Quaresma não é tempo de tristeza nem cara feia. É ocasião para estreitar nossa amizade com Jesus e assumir seus pensamentos, sentimentos, critérios e valores.A beleza da quaresma está em adquirirmos a liberdade interior, desvinculando-nos do mal e do pecado. Assumir nossas sombras, curar nossas feridas, libertar nossa alma para a prática do bem fraterno e dobem comum, faz parte da penitência quaresmal.
A beleza da quaresma consiste ainda em realizar nestes quarenta dias uma romaria ao nosso interior, através de um retiro diário. Quanta riqueza contém os evangelhos da paixão de Nosso Senhor. É preciso meditá-los para ali, na escola de Jesus, aprendermos a admirar a imensidão do amor de Deus, a desagregação que vem do pecado e a recriação da humanidade.
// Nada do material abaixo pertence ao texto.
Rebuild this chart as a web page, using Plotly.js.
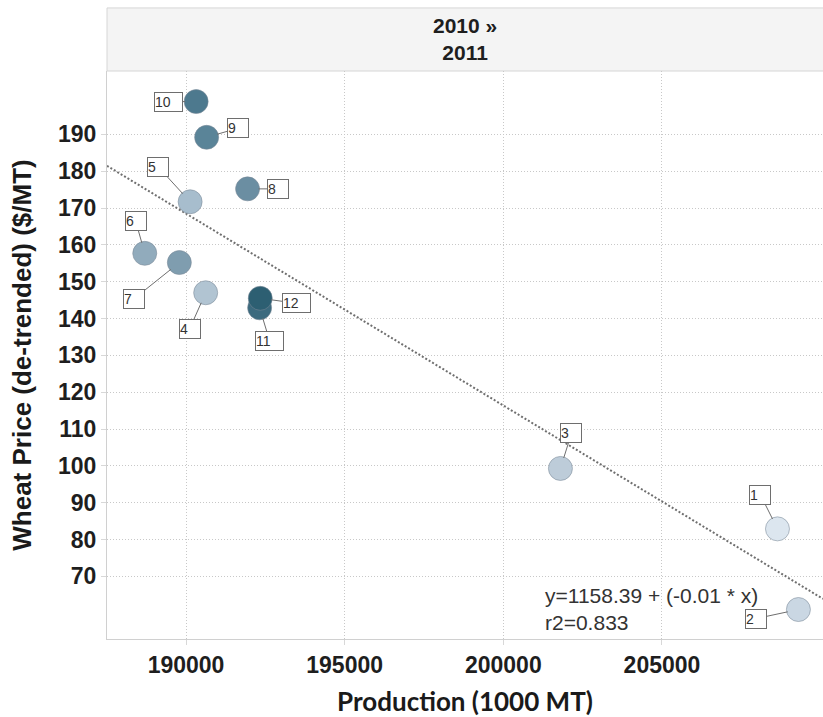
<!DOCTYPE html>
<html>
<head>
<meta charset="utf-8">
<script src="https://cdn.plot.ly/plotly-3.0.1.min.js"></script>
<style>
  html, body { margin: 0; padding: 0; background: #ffffff; }
  #chart { width: 823px; height: 717px; }
</style>
</head>
<body>
<div id="chart"></div>
<script>
// Monthly wheat production vs. de-trended price, 2010 » 2011
const months = ['1', '2', '3', '4', '5', '6', '7', '8', '9', '10', '11', '12'];
const production = [208640, 209300, 201800, 190620, 190130, 188700, 189790, 191940, 190650, 190320, 192320, 192340];
const price = [82.9, 61.0, 99.3, 147.0, 171.7, 157.7, 155.2, 175.2, 189.2, 198.9, 142.9, 145.5];

// Linear trend fitted to the twelve months
const trendIntercept = 1158.39;
const trendSlope = -0.00521;
const trendR2 = 0.833;

const xTicks = [190000, 195000, 200000, 205000];
const yTicks = [70, 80, 90, 100, 110, 120, 130, 140, 150, 160, 170, 180, 190];

// Sequential month shading, light (January) to dark (December)
const monthColors = ['#dce6ef', '#cad7e3', '#bdccd9', '#b1c4d2', '#a7bdcd', '#91abbc',
                     '#7f9daf', '#6b8ea2', '#5a8498', '#4d798e', '#3c6a7e', '#2d5f72'];

// Label box offsets (px) from each circle
const labelOffsets = [[-17, -34], [-42, 9], [11, -35], [-16, 36], [-32, -35], [-9, -32],
                      [-45, 36], [30, 0], [31, -9], [-28, 0], [10, 33], [36, 5]];

const xRange = [187510, 210075];
const yRange = [53.0, 207.2];

const trendX = xRange.slice();
const trendY = trendX.map(v => trendIntercept + trendSlope * v);

const traces = [
  {
    type: 'scatter', mode: 'lines', x: trendX, y: trendY,
    line: { color: '#6f6f6f', width: 2, dash: '2px,2px' },
    hoverinfo: 'skip', showlegend: false, cliponaxis: true
  },
  {
    type: 'scatter', mode: 'markers', x: production, y: price, text: months,
    marker: {
      size: 24, color: monthColors, opacity: 1,
      line: { color: 'rgba(120,135,150,0.55)', width: 1 }
    },
    showlegend: false, cliponaxis: false
  }
];

const labelFont = { family: 'Arial, "Liberation Sans", sans-serif', size: 14, color: '#333333' };
const annotations = months.map((m, i) => ({
  x: production[i], y: price[i], xref: 'x', yref: 'y',
  text: m, showarrow: true, arrowhead: 0, arrowwidth: 1, arrowcolor: '#6e6e6e',
  ax: labelOffsets[i][0], ay: labelOffsets[i][1], standoff: 11,
  bgcolor: '#ffffff', bordercolor: '#6e6e6e', borderwidth: 1, borderpad: 0,
  width: m.length > 1 ? 27 : 20, height: 18, align: 'left', valign: 'middle',
  font: labelFont
}));

annotations.push({
  xref: 'paper', yref: 'paper', x: 0.6085, y: 0.052, xanchor: 'left', yanchor: 'middle',
  showarrow: false, align: 'left',
  text: 'y=' + trendIntercept.toFixed(2) + ' + (' + trendSlope.toFixed(2) + ' * x)<br>r2=' + trendR2.toFixed(3),
  font: { family: 'Arial, "Liberation Sans", sans-serif', size: 21, color: '#333333' }
});

// Header band with the period label
annotations.push({
  xref: 'paper', yref: 'paper', x: 0.5, y: 1.0555, xanchor: 'center', yanchor: 'middle',
  showarrow: false, align: 'center',
  text: '<b>2010 »</b><br><b>2011</b>',
  font: { family: 'Arial, "Liberation Sans", sans-serif', size: 21, color: '#1e1e1e' }
});

const tickFont = { family: 'Arial, "Liberation Sans", sans-serif', size: 23, color: '#1e1e1e', weight: 'bold' };

const layout = {
  width: 823, height: 717,
  margin: { l: 107, r: 0, t: 71, b: 78 },
  paper_bgcolor: '#ffffff', plot_bgcolor: '#ffffff',
  showlegend: false,
  xaxis: {
    range: xRange, tickvals: xTicks, ticktext: xTicks.map(String),
    showgrid: true, gridcolor: '#c8c8c8', griddash: '1px,2px', gridwidth: 1,
    zeroline: false, showline: true, linecolor: '#d0d0d0', linewidth: 1,
    ticks: 'outside', ticklen: 5, tickcolor: '#d8d8d8',
    tickfont: tickFont,
    title: {
      text: 'Production (1000 MT)', standoff: 18,
      font: { family: 'Lato, "Open Sans", sans-serif', size: 26, color: '#1a1a1a', weight: 'bold' }
    }
  },
  yaxis: {
    range: yRange, tickvals: yTicks, ticktext: yTicks.map(String),
    showgrid: true, gridcolor: '#c8c8c8', griddash: '1px,2px', gridwidth: 1,
    zeroline: false, showline: true, linecolor: '#d0d0d0', linewidth: 1,
    ticks: 'outside', ticklen: 5, tickcolor: '#d8d8d8',
    tickfont: tickFont,
    title: {
      text: 'Wheat Price (de-trended) ($/MT)', standoff: 18,
      font: { family: 'Arial, "Liberation Sans", sans-serif', size: 26, color: '#1a1a1a', weight: 'bold' }
    }
  },
  shapes: [
    {
      type: 'rect', xref: 'paper', yref: 'paper', x0: 0, x1: 1.01, y0: 1, y1: 1.111,
      fillcolor: '#f4f4f4', line: { color: '#d6d6d6', width: 1 }, layer: 'below'
    }
  ],
  annotations: annotations
};

Plotly.newPlot('chart', traces, layout, { displayModeBar: false, staticPlot: true });
</script>
</body>
</html>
Como não deixar-se atrair pelo sangue de Jesus? Suas chagas e o coração transpassado? Seu jeito de rezar, de catequizar, de viver cada etapa do seu processo, condenação e execução na cruz? É impossível não ser tocado por sentimentos de assombro e admiração perante a atitude filial de Jesus no sofrimento, sua fineza no trato com as pessoas, sua solidariedade mesmo sendo a vítima inocente?
Quaresma é tempo para fazer a experiência do encantamento pela pessoa de Jesus Cristo, para conhecê-lo interiormente, amá-lo ardentemente e seguí-lo generosamente. Em Jesus vemos o rosto do Pai e encontramos o nosso verdadeiro eu. Daí a necessidade de fixar nossos olhos nele.
Quem encontra Jesus Cristo tem a vida plenificada e a alegria de viver. Tem razões para sofrer e vencer, para amar inclusive a quem nos rejeita. Jesus faz a vida livre, nova, bela e grande. A amizade com Jesus abre as portas para grandes possibilidades, para a dilatação do coração e para a transformação da realidade.
Quem crê em Jesus Cristo passa da morte para a vida, da tristeza para a alegria, do absurdo para o sentido, das trevas para a luminosidade, do desalento para a esperança. Portanto, conhecer Jesus Cristo é nossa alegria, segui-lo é acolher a verdade do evangelho, torná-lo conhecido é oferecer o maior tesouro a todos os povos, através da missão.
A beleza da quaresma se expressa na oração, jejum e partilha (esmola). A oração coloca em ordem nossa relação com Deus, o jejum modera nosso egoísmo, especialmente o orgulho e as paixões, a partilha (esmola) é expressão do amor fraterno. Eis a espiritualidade quaresmal.
Morrer ao pecado e nascer para a vida nova, é uma páscoa cotidiana. Estamos sempre em páscoa, isto é, em passagem do mal para o bem, da mentira para honestidade, da vingança para a misericórdia. É um processo de conversão permanente, um combate ético e espiritual.
A quaresma pede um jeito novo de viver e um ritmo diferente na vida cotidiana cujo objetivo é alcançar o amor fraterno. O coração do cristianismo é o amor sem medidas, sem limites, sem recompensas e interesses. Amar do jeito que Jesus amou. Ele amou primeiro, de modo incondicional, amor universal, amor de entrega e doação de si. Jesus é a visibilidade do amor de Deus e protótipo do amor humano.
Meditando a paixão de Jesus, somos tomados de maravilhamento por Deus e de compaixão com os irmãos. A beleza da quaresma se expressa no aumento da fé, da esperança e do amor. Paulo apóstolo aconselha-nos a crucificar o mundo, a carne, as paixões e, por outro lado, a carregar a cruz dos irmãos. Hoje os crucificados do mundo são muitos. Existe pois a paixão do mundo que são os sofrimentos da humanidade. Até a natureza geme e sofre, esperando a libertação. A paixão de Jesus redime todas estas paixões e abre as portas de um mundo novo, que chamamos, reino de Deus.